Without project docs, each one would have started cold. With them, every session picks up where the last left off. The current tasks.md for the personal site shows hosting and DNS as the top two open items — both high priority — followed by tag filters on the /misc page, a micro.blog integration decision, and a few lower-priority design details. That’s the full picture, available instantly.

Here’s what those files actually look like mid-project:

log.md

## 2026-03-01 (session 2)
- Split /misc into two equal columns:
  posts (writing) | projects
- Added projects content collection
  sourcing ~/topaz/projects/*/overview.md
- Widened body max-width: 900px → 1100px
 
## 2026-02-28 (session 3)
- Replaced /stuff with /misc
- Built Astro content collection from
  ~/topaz/writing/ at build time
- Individual post pages at /misc/[slug]
 
## 2026-02-26
- Scaffolded Astro at ~/projects/davidtingle.com
- Built homepage, photos, stuff pages
- micro.blog JSON feed fetched at build time
 
## 2026-02-25
- Project created
- Archived asocialfolder.com (56 files, 38MB)
- Initial task list seeded

tasks.md

## Active
- [x] Archive asocialfolder.com
- [x] Decide on stack (Astro)
- [x] Build the site
 
- [ ] Set up hosting        #high
- [ ] Point DNS to host     #high
- [ ] Migrate /misc data    #medium
- [ ] micro.blog integration #low
- [ ] Tag filters on pages  #medium
- [ ] Collapsed lists       #medium
- [ ] Printer's ornaments   #low
 
## Blocked

The personal site also has a CLAUDE.md in the repo. It covers the Astro project structure, content directories, the dev and build commands, and a gotcha about the micro.blog JSON feed needing a CORS proxy locally. That’s where code-level context lives. The project docs in Obsidian are where project-level context lives. They serve different purposes and don’t overlap.


Closing the loop with /log

The system only works if the docs stay current. A project log that’s two sessions out of date is worse than no log — it creates false confidence.

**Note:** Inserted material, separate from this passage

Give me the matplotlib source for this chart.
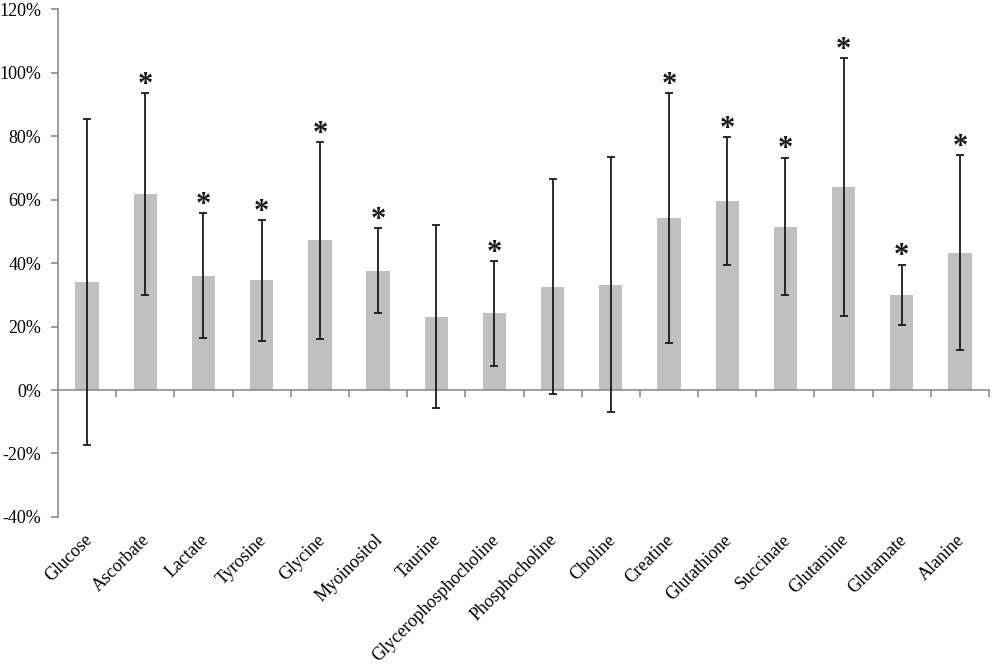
import matplotlib
matplotlib.use('Agg')
import matplotlib.pyplot as plt
import matplotlib.transforms as mtransforms
import numpy as np
from matplotlib.ticker import FuncFormatter, MultipleLocator

# metabolites and relative change (%)
metabolites = ['Glucose', 'Ascorbate', 'Lactate', 'Tyrosine', 'Glycine', 'Myoinositol',
               'Taurine', 'Glycerophosphocholine', 'Phosphocholine', 'Choline', 'Creatine',
               'Glutathione', 'Succinate', 'Glutamine', 'Glutamate', 'Alanine']
means = [34.0, 61.7, 36.0, 34.5, 47.1, 37.6, 23.1, 24.1, 32.6, 33.2, 54.2, 59.6, 51.5, 63.9, 30.0, 43.3]
errors = [51.3, 31.7, 19.6, 19.0, 31.0, 13.5, 28.9, 16.5, 33.8, 40.1, 39.3, 20.1, 21.7, 40.6, 9.5, 30.8]
significant = [False, True, True, True, True, True, False, True, False, False, True, True, True, True, True, True]

plt.rcParams['font.family'] = 'serif'
plt.rcParams['font.serif'] = ['Liberation Serif', 'DejaVu Serif']

fig = plt.figure(figsize=(9.92, 6.64), dpi=100)
ax = fig.add_axes([0.0585, 0.2214, 0.9385, 0.765])

x = np.arange(len(metabolites))
ax.bar(x, means, width=0.4, color='#c0c0c0', zorder=2)
ax.errorbar(x, means, yerr=errors, fmt='none', ecolor='#1a1a1a', elinewidth=1.3,
            capsize=2.6, capthick=1.3, zorder=3)

# звездочки над значимыми
for xi, m, e, s in zip(x, means, errors, significant):
    if s:
        ax.text(xi, m + e + 2.4, '*', ha='center', va='center', fontsize=22,
                fontweight='bold', color='#1a1a1a', family='Liberation Serif')

ax.set_xlim(-0.5, len(metabolites) - 0.5)
ax.set_ylim(-40, 120)
ax.yaxis.set_major_locator(MultipleLocator(20))
ax.yaxis.set_major_formatter(FuncFormatter(lambda v, p: f'{v:.0f}%'))

axis_color = '#8c8c8c'
for side in ['top', 'right']:
    ax.spines[side].set_visible(False)
ax.spines['left'].set_color(axis_color)
ax.spines['bottom'].set_color(axis_color)
ax.spines['bottom'].set_position(('data', 0))
ax.spines['left'].set_linewidth(1.2)
ax.spines['bottom'].set_linewidth(1.2)

ax.set_xticks(np.arange(len(metabolites)) + 0.5)
ax.set_xticklabels([])
ax.tick_params(axis='x', direction='out', length=5, color=axis_color, width=1.2)
ax.tick_params(axis='y', direction='out', length=5, color=axis_color, width=1.2,
               labelsize=13, pad=7)
for lbl in ax.get_yticklabels():
    lbl.set_family('Liberation Serif')

# подписи под осью
trans = mtransforms.blended_transform_factory(ax.transData, ax.transAxes)
for xi, name in zip(x, metabolites):
    ax.text(xi + 0.04, -0.04, name, transform=trans, rotation=45, ha='right', va='center',
            rotation_mode='anchor', fontsize=13, family='Liberation Serif')

plt.savefig('out.png', dpi=100)
plt.close()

The /log skill handles this. At the end of a session, /log appends a summary to log.md, marks completed tasks in tasks.md, updates the project status in overview.md, commits the code changes with a drafted message, and offers to push. The whole wrap-up takes a few minutes. The payoff is that the next session starts clean.

This has turned out to be one of the more valuable habits the workflow enforces — not because the logging itself is hard, but because it’s easy to skip. Having a skill that does it for you means it actually happens.


What the comparison reveals

Putting CLAUDE.md best practices alongside the /pm approach makes the distinction pretty clean:

CLAUDE.md is optimized for what — what commands to run, what files matter, what patterns to follow, what gotchas to avoid. It’s context that’s relatively stable across sessions and tied to the codebase itself.

The project docs are optimized for why and where — why you’re building this, where you’re headed, which tasks are open, what decisions have been made. It’s context that evolves over time and sits outside any individual codebase.

Both are answering the same underlying question — how do I give Claude the context it needs to be useful right now? — but they’re answering it at different levels. A developer working only with CLAUDE.md has code memory but not project memory. The skills-based system I’ve built tries to provide both.


The sessions where I’ve gotten the most done with Claude are invariably the ones where I started with clean, current context. The ones that have gone sideways have usually been improvised from a cold start.

Ben Guo made the observation that “plans are the new code.” I think that’s right, and the workflow I’ve built is essentially an expression of that idea. Good documentation — clear goals, a running task list, a decision log — is what makes a non-engineer meaningfully productive with AI tools. Not prompt engineering. Not the right model. The quality of the inputs.

Context is the bottleneck. Solve for that first.